Stated goal. Transcribe all of the material exactly, except for its pictures.

Data excerpt.

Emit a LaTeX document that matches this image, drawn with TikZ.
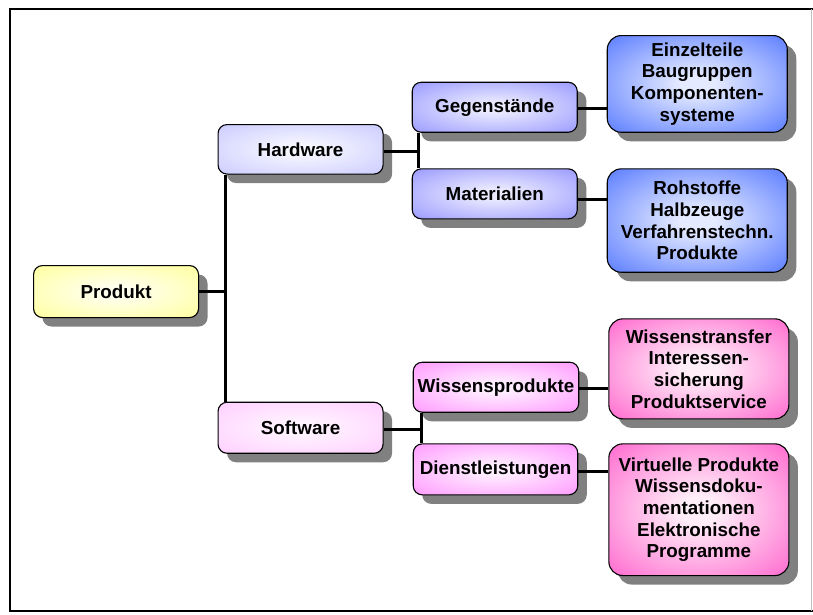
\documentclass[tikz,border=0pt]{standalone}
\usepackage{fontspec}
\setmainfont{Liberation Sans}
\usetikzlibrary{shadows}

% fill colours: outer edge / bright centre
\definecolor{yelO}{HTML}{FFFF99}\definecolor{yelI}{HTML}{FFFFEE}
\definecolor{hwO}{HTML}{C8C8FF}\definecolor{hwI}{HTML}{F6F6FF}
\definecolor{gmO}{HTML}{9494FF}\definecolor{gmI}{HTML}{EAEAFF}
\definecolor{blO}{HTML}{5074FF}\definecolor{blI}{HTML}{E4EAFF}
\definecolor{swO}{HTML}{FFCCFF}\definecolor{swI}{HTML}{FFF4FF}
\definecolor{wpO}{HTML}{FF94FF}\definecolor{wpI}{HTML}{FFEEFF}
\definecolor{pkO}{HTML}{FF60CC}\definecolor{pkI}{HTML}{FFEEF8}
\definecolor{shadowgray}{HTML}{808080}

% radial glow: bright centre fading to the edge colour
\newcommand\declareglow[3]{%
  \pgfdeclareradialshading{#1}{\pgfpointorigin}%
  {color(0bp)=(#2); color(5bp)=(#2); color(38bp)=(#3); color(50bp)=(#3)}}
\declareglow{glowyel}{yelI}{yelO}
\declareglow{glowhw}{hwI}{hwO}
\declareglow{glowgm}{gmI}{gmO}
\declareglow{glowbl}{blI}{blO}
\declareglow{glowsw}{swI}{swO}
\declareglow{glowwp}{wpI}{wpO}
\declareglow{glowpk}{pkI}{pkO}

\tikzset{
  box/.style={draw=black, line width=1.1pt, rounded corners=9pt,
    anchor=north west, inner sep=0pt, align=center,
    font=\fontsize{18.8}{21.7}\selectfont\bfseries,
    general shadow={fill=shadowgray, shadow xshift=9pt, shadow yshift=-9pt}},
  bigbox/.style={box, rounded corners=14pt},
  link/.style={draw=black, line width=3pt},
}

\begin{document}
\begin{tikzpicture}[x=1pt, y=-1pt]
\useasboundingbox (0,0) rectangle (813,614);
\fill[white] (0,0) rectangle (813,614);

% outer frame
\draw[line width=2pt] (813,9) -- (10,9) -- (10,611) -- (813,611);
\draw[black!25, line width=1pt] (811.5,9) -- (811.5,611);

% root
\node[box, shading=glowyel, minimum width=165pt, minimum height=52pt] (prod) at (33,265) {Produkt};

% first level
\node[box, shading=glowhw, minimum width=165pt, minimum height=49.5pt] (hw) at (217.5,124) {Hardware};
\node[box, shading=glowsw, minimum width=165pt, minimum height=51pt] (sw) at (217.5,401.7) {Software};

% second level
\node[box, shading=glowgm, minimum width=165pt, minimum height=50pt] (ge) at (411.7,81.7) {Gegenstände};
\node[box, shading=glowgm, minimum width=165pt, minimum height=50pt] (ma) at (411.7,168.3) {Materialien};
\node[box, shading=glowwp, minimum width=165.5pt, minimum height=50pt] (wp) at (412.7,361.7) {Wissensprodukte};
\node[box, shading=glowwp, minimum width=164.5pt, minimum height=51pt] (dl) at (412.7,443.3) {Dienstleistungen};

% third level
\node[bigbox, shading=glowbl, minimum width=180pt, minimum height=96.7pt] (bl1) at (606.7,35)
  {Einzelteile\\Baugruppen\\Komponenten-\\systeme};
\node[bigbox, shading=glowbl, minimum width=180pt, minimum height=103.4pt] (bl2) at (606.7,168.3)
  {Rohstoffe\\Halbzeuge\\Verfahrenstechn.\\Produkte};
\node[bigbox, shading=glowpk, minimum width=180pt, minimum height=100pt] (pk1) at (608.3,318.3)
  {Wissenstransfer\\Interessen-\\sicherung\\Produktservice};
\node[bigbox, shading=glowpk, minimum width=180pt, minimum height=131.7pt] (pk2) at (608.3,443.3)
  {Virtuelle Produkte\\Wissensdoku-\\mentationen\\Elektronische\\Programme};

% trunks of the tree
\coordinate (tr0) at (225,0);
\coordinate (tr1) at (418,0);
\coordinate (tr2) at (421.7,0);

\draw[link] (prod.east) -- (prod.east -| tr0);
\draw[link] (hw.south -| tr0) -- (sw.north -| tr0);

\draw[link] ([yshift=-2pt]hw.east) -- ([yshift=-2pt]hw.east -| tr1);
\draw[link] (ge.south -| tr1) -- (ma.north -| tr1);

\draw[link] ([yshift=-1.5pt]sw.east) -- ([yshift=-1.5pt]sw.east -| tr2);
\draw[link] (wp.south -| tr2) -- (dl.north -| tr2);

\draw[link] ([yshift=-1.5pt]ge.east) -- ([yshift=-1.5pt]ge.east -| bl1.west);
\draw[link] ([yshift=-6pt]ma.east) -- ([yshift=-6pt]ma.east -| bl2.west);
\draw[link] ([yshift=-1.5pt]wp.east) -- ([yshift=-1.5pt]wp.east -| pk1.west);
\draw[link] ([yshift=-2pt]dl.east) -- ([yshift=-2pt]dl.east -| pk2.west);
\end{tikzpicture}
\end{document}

Written answer.
Emit a LaTeX document that matches this image, drawn with TikZ.
\documentclass[tikz,border=0pt]{standalone}
\usepackage{fontspec}
\setmainfont{Liberation Sans}
\usetikzlibrary{shadows}

% fill colours: outer edge / bright centre
\definecolor{yelO}{HTML}{FFFF99}\definecolor{yelI}{HTML}{FFFFEE}
\definecolor{hwO}{HTML}{C8C8FF}\definecolor{hwI}{HTML}{F6F6FF}
\definecolor{gmO}{HTML}{9494FF}\definecolor{gmI}{HTML}{EAEAFF}
\definecolor{blO}{HTML}{5074FF}\definecolor{blI}{HTML}{E4EAFF}
\definecolor{swO}{HTML}{FFCCFF}\definecolor{swI}{HTML}{FFF4FF}
\definecolor{wpO}{HTML}{FF94FF}\definecolor{wpI}{HTML}{FFEEFF}
\definecolor{pkO}{HTML}{FF60CC}\definecolor{pkI}{HTML}{FFEEF8}
\definecolor{shadowgray}{HTML}{808080}

% radial glow: bright centre fading to the edge colour
\newcommand\declareglow[3]{%
  \pgfdeclareradialshading{#1}{\pgfpointorigin}%
  {color(0bp)=(#2); color(5bp)=(#2); color(38bp)=(#3); color(50bp)=(#3)}}
\declareglow{glowyel}{yelI}{yelO}
\declareglow{glowhw}{hwI}{hwO}
\declareglow{glowgm}{gmI}{gmO}
\declareglow{glowbl}{blI}{blO}
\declareglow{glowsw}{swI}{swO}
\declareglow{glowwp}{wpI}{wpO}
\declareglow{glowpk}{pkI}{pkO}

\tikzset{
  box/.style={draw=black, line width=1.1pt, rounded corners=9pt,
    anchor=north west, inner sep=0pt, align=center,
    font=\fontsize{18.8}{21.7}\selectfont\bfseries,
    general shadow={fill=shadowgray, shadow xshift=9pt, shadow yshift=-9pt}},
  bigbox/.style={box, rounded corners=14pt},
  link/.style={draw=black, line width=3pt},
}

\begin{document}
\begin{tikzpicture}[x=1pt, y=-1pt]
\useasboundingbox (0,0) rectangle (813,614);
\fill[white] (0,0) rectangle (813,614);

% outer frame
\draw[line width=2pt] (813,9) -- (10,9) -- (10,611) -- (813,611);
\draw[black!25, line width=1pt] (811.5,9) -- (811.5,611);

% root
\node[box, shading=glowyel, minimum width=165pt, minimum height=52pt] (prod) at (33,265) {Produkt};

% first level
\node[box, shading=glowhw, minimum width=165pt, minimum height=49.5pt] (hw) at (217.5,124) {Hardware};
\node[box, shading=glowsw, minimum width=165pt, minimum height=51pt] (sw) at (217.5,401.7) {Software};

% second level
\node[box, shading=glowgm, minimum width=165pt, minimum height=50pt] (ge) at (411.7,81.7) {Gegenstände};
\node[box, shading=glowgm, minimum width=165pt, minimum height=50pt] (ma) at (411.7,168.3) {Materialien};
\node[box, shading=glowwp, minimum width=165.5pt, minimum height=50pt] (wp) at (412.7,361.7) {Wissensprodukte};
\node[box, shading=glowwp, minimum width=164.5pt, minimum height=51pt] (dl) at (412.7,443.3) {Dienstleistungen};

% third level
\node[bigbox, shading=glowbl, minimum width=180pt, minimum height=96.7pt] (bl1) at (606.7,35)
  {Einzelteile\\Baugruppen\\Komponenten-\\systeme};
\node[bigbox, shading=glowbl, minimum width=180pt, minimum height=103.4pt] (bl2) at (606.7,168.3)
  {Rohstoffe\\Halbzeuge\\Verfahrenstechn.\\Produkte};
\node[bigbox, shading=glowpk, minimum width=180pt, minimum height=100pt] (pk1) at (608.3,318.3)
  {Wissenstransfer\\Interessen-\\sicherung\\Produktservice};
\node[bigbox, shading=glowpk, minimum width=180pt, minimum height=131.7pt] (pk2) at (608.3,443.3)
  {Virtuelle Produkte\\Wissensdoku-\\mentationen\\Elektronische\\Programme};

% trunks of the tree
\coordinate (tr0) at (225,0);
\coordinate (tr1) at (418,0);
\coordinate (tr2) at (421.7,0);

\draw[link] (prod.east) -- (prod.east -| tr0);
\draw[link] (hw.south -| tr0) -- (sw.north -| tr0);

\draw[link] ([yshift=-2pt]hw.east) -- ([yshift=-2pt]hw.east -| tr1);
\draw[link] (ge.south -| tr1) -- (ma.north -| tr1);

\draw[link] ([yshift=-1.5pt]sw.east) -- ([yshift=-1.5pt]sw.east -| tr2);
\draw[link] (wp.south -| tr2) -- (dl.north -| tr2);

\draw[link] ([yshift=-1.5pt]ge.east) -- ([yshift=-1.5pt]ge.east -| bl1.west);
\draw[link] ([yshift=-6pt]ma.east) -- ([yshift=-6pt]ma.east -| bl2.west);
\draw[link] ([yshift=-1.5pt]wp.east) -- ([yshift=-1.5pt]wp.east -| pk1.west);
\draw[link] ([yshift=-2pt]dl.east) -- ([yshift=-2pt]dl.east -| pk2.west);
\end{tikzpicture}
\end{document}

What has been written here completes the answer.